When analyzing a company’s financial statements, it’s important to distinguish between regular business activities and one-time or unusual events. Two key categories that help separate these are discontinued operations and extraordinary items. Understanding these ensures accurate financial analysis and prevents misleading interpretations of a company’s performance.
A discontinued operation refers to a business segment or division that a company has sold, shut down, or decided to dispose of. This could be due to restructuring, poor performance, or a strategic shift.
✅ Why It Matters:
Helps investors focus on the company’s core ongoing business.
Prevents one-time sales or losses from distorting normal earnings trends.
Reported separately on the income statement to avoid misleading comparisons.
🔎 How It’s Reported:
Income or loss from the discontinued operation is reported separately from continuing operations.

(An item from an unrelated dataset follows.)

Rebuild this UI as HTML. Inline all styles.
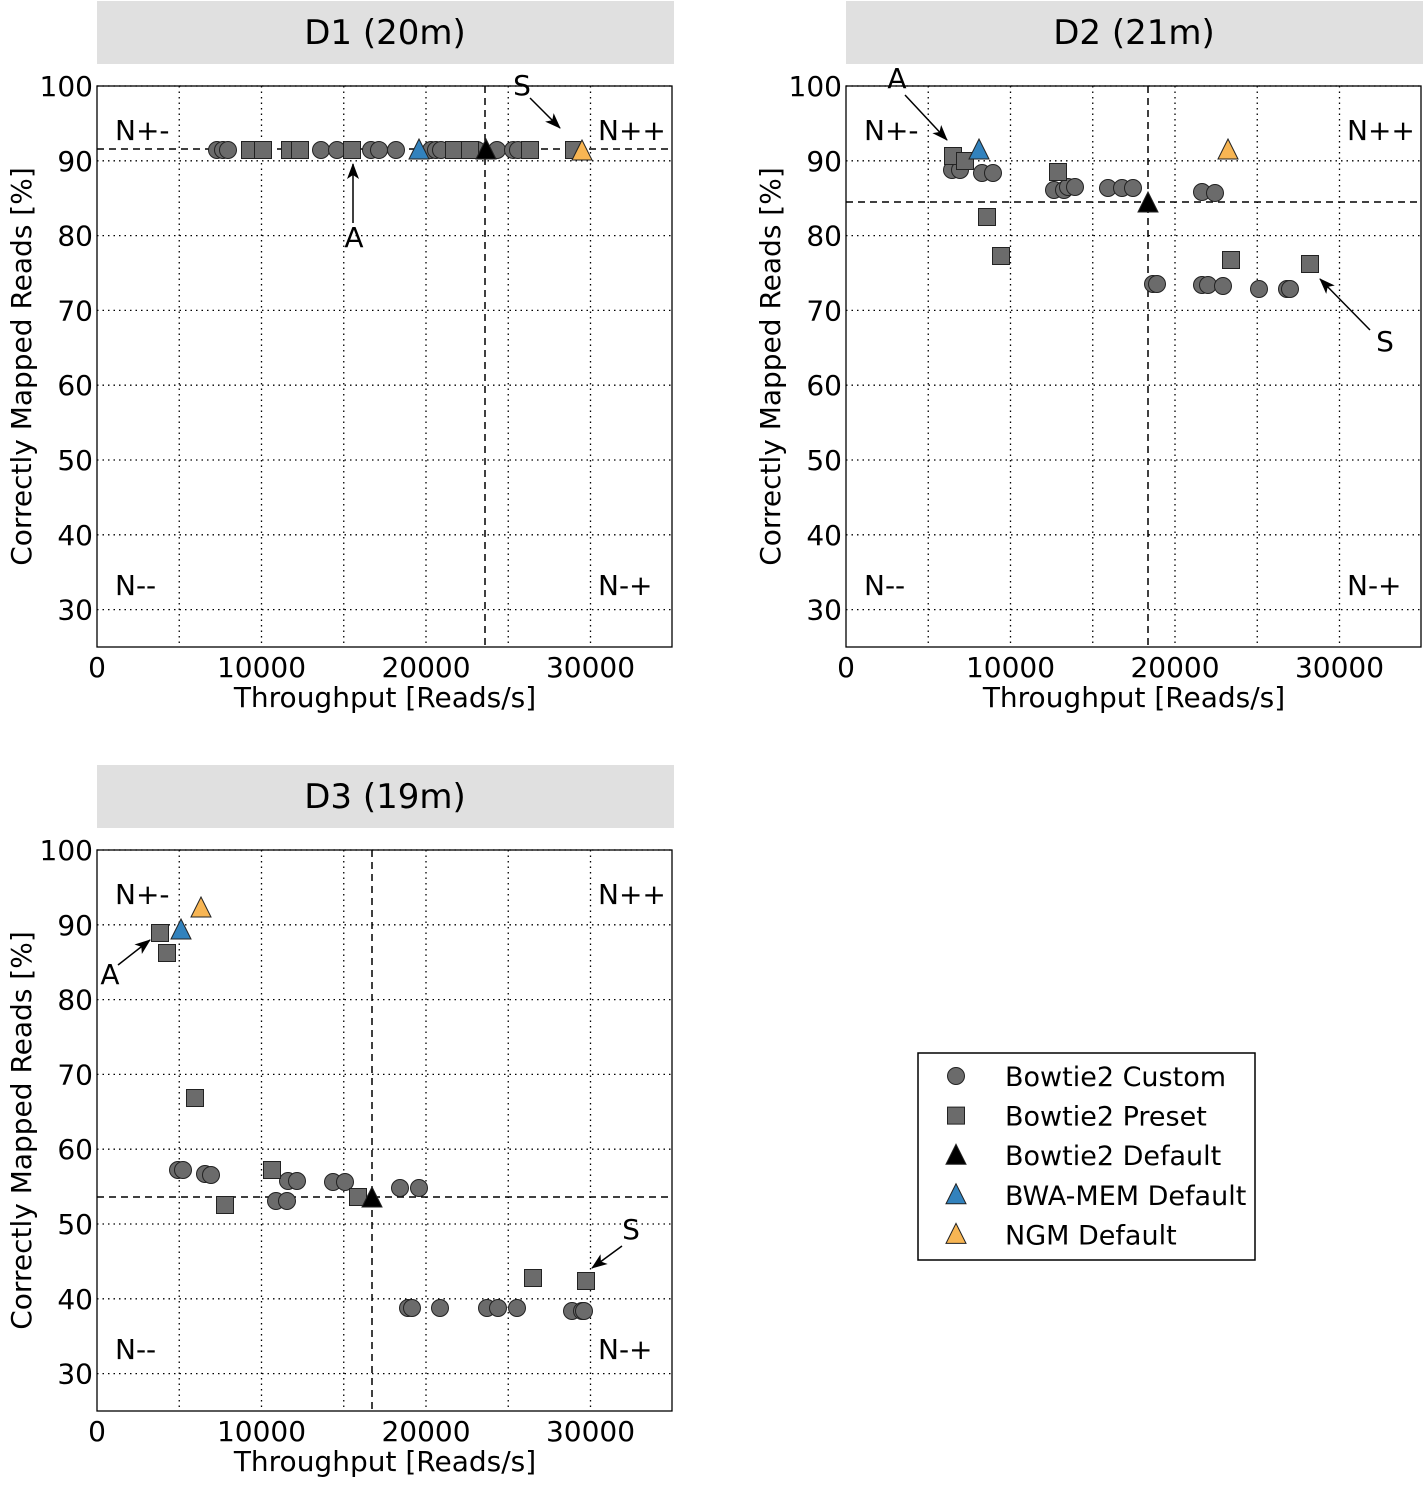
<!DOCTYPE html>
<html><head><meta charset="utf-8"><style>
body{margin:0;background:#fff}
svg text{font-family:"DejaVu Sans","Liberation Sans",sans-serif;fill:#000}
</style></head><body>
<svg id="s" width="1427" height="1487" viewBox="0 0 1427 1487" xmlns="http://www.w3.org/2000/svg">
<defs>
<marker id="ahb" markerWidth="16" markerHeight="16" refX="15" refY="8" orient="auto" markerUnits="userSpaceOnUse" viewBox="0 0 16 16"><path d="M0,2 L16,8 L0,14 L4,8 z" fill="#000"/></marker></defs>
</svg>
<script>
const S=document.getElementById('s');const NS='http://www.w3.org/2000/svg';
function el(t,a,txt){const e=document.createElementNS(NS,t);for(const k in a)e.setAttribute(k,a[k]);if(txt!=null)e.textContent=txt;S.appendChild(e);return e;}
function circ(x,y){el('circle',{cx:x,cy:y,r:8.5,fill:'#6b6b6b',stroke:'#222','stroke-width':1});}
function sq(x,y){el('rect',{x:x-8.5,y:y-8.5,width:17,height:17,fill:'#6b6b6b',stroke:'#222','stroke-width':1});}
function tri(x,y,c){el('polygon',{points:`${x-10},${y+9} ${x+10},${y+9} ${x},${y-11}`,fill:c,stroke:'#222','stroke-width':1});}
const F=28;
function panel(L,T,title,tx,hl,vl,ann){
 const R=L+575, k=74.8, B=T+7*k+37.4;
 el('rect',{x:L,y:T-85,width:577,height:63,fill:'#e0e0e0'});
 el('text',{x:L+288,y:T-42,'font-size':34,'text-anchor':'middle'},title);
 for(let i=1;i<7;i++){const gx=L+i*82.25;el('line',{x1:gx,y1:T,x2:gx,y2:B,stroke:'#000','stroke-width':1.3,'stroke-dasharray':'1.5,4'});}
 for(let v=30;v<=100;v+=10){const gy=T+(100-v)/10*k;el('line',{x1:L,y1:gy,x2:R,y2:gy,stroke:'#000','stroke-width':1.3,'stroke-dasharray':'1.5,4'});
  el('text',{x:L-4,y:gy+10,'font-size':F,'text-anchor':'end'},v);}
 [0,10000,20000,30000].forEach((v,i)=>el('text',{x:L+i*164.5,y:B+30,'font-size':F,'text-anchor':'middle'},v));
 el('text',{x:L+288,y:B+60,'font-size':F,'text-anchor':'middle'},'Throughput [Reads/s]');
 el('text',{x:0,y:0,'font-size':F,'text-anchor':'middle',transform:`translate(${L-66},${(T+B)/2}) rotate(-90)`},'Correctly Mapped Reads [%]');
 el('line',{x1:L,y1:hl,x2:R,y2:hl,stroke:'#000','stroke-width':1.5,'stroke-dasharray':'7,5'});
 el('line',{x1:vl,y1:T,x2:vl,y2:B,stroke:'#000','stroke-width':1.5,'stroke-dasharray':'7,5'});
 el('text',{x:L+18,y:T+54,'font-size':F},'N+-');el('text',{x:L+501,y:T+54,'font-size':F},'N++');
 el('text',{x:L+18,y:T+509,'font-size':F},'N--');el('text',{x:L+501,y:T+509,'font-size':F},'N-+');
 tx();
 ann.forEach(a=>{el('text',{x:a[0],y:a[1],'font-size':F,'text-anchor':'middle'},a[2]);el('line',{x1:a[3],y1:a[4],x2:a[5],y2:a[6],stroke:'#000','stroke-width':1.5,'marker-end':'url(#ahb)'});});
 el('rect',{x:L,y:T,width:575,height:B-T,fill:'none',stroke:'#000','stroke-width':1.3});
}
panel(97,86,'D1 (20m)',()=>{
 [217,223,228,321,337,371,379,396,431,436,441,477,497,513,518].forEach(x=>circ(x,150));
 [250,263,290,300,352,454,470,530,574].forEach(x=>sq(x,150));
 tri(419,150,'#3282bd');tri(486,150,'#000');tri(582,151,'#f7b553');
},149,485,[[522,95,'S',530,98,560,128],[354,247,'A',353,223,353,164]]);
panel(846,86,'D2 (21m)',()=>{
 [[952,170],[960,170],[982,173],[993,173],[1054,190],[1064,190],[1068,187],[1075,187],[1108,188],[1122,188],[1133,188],[1202,192],[1215,193],[1153,284],[1157,284],[1202,285],[1208,285],[1223,286],[1259,289],[1287,289],[1290,289]].forEach(p=>circ(p[0],p[1]));
 [[953,156],[965,161],[1058,172],[987,217],[1001,256],[1231,260],[1310,264]].forEach(p=>sq(p[0],p[1]));
 tri(979,150,'#3282bd');tri(1148,203,'#000');tri(1228,150,'#f7b553');
},202,1148,[[897,88,'A',905,95,947,140],[1385,351,'S',1370,330,1320,279]]);
panel(97,850,'D3 (19m)',()=>{
 [[178,1170],[183,1170],[205,1174],[211,1175],[276,1201],[287,1201],[288,1181],[297,1181],[333,1182],[345,1182],[400,1188],[419,1188],[408,1308],[412,1308],[440,1308],[487,1308],[498,1308],[517,1308],[572,1311],[582,1311],[584,1311]].forEach(p=>circ(p[0],p[1]));
 [[160,933],[167,953],[195,1098],[225,1205],[272,1170],[358,1197],[533,1278],[586,1281]].forEach(p=>sq(p[0],p[1]));
 tri(181,930,'#3282bd');tri(372,1198,'#000');tri(201,908,'#f7b553');
},1197,372,[[110,984,'A',118,965,150,940],[631,1239,'S',622,1246,592,1268]]);
el('rect',{x:918,y:1053,width:337,height:207,fill:'#fff',stroke:'#000','stroke-width':1.5});
const items=['Bowtie2 Custom','Bowtie2 Preset','Bowtie2 Default','BWA-MEM Default','NGM Default'];
items.forEach((t,i)=>{const y=1076+i*39.6;el('text',{x:1005,y:y+10,'font-size':27},t);
 if(i==0)circ(956,y);else if(i==1)sq(956,y);else tri(956,y,['#000','#3282bd','#f7b553'][i-2]);});
</script>
</body></html>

Any gains or losses on disposal (selling the segment) are also reported separately.
These amounts are presented net of tax to show their true impact on earnings.
📌 Example:
Company XYZ sells its car manufacturing division to focus only on electric vehicles. The revenue and expenses from this division are removed from "continuing operations" and reported as "discontinued operations."
Historically, extraordinary items were used to classify rare and unusual gains or losses, such as natural disasters, lawsuits, or major write-offs. However, accounting standards (IFRS & GAAP) eliminated this category to prevent misuse and earnings manipulation.
🚫 Why It Was Removed:
Companies used it to hide losses by classifying regular expenses as "extraordinary."
Instead, all unusual gains and losses must now be reported under normal operations or as a separate line item.
📌 Example (Before the Change):
A company that suffered massive damage due to an earthquake could report it as an extraordinary loss. Today, this would simply be included under "Other Expenses" instead.
Key Differences: Discontinued Operations vs. Other Unusual Items
Discontinued operations allow financial statements to reflect only ongoing business activities.
Extraordinary items are no longer a separate category but must still be disclosed if they have a significant impact.
Understanding these ensures investors and analysts don’t get misled by one-time events when evaluating a company’s true performance.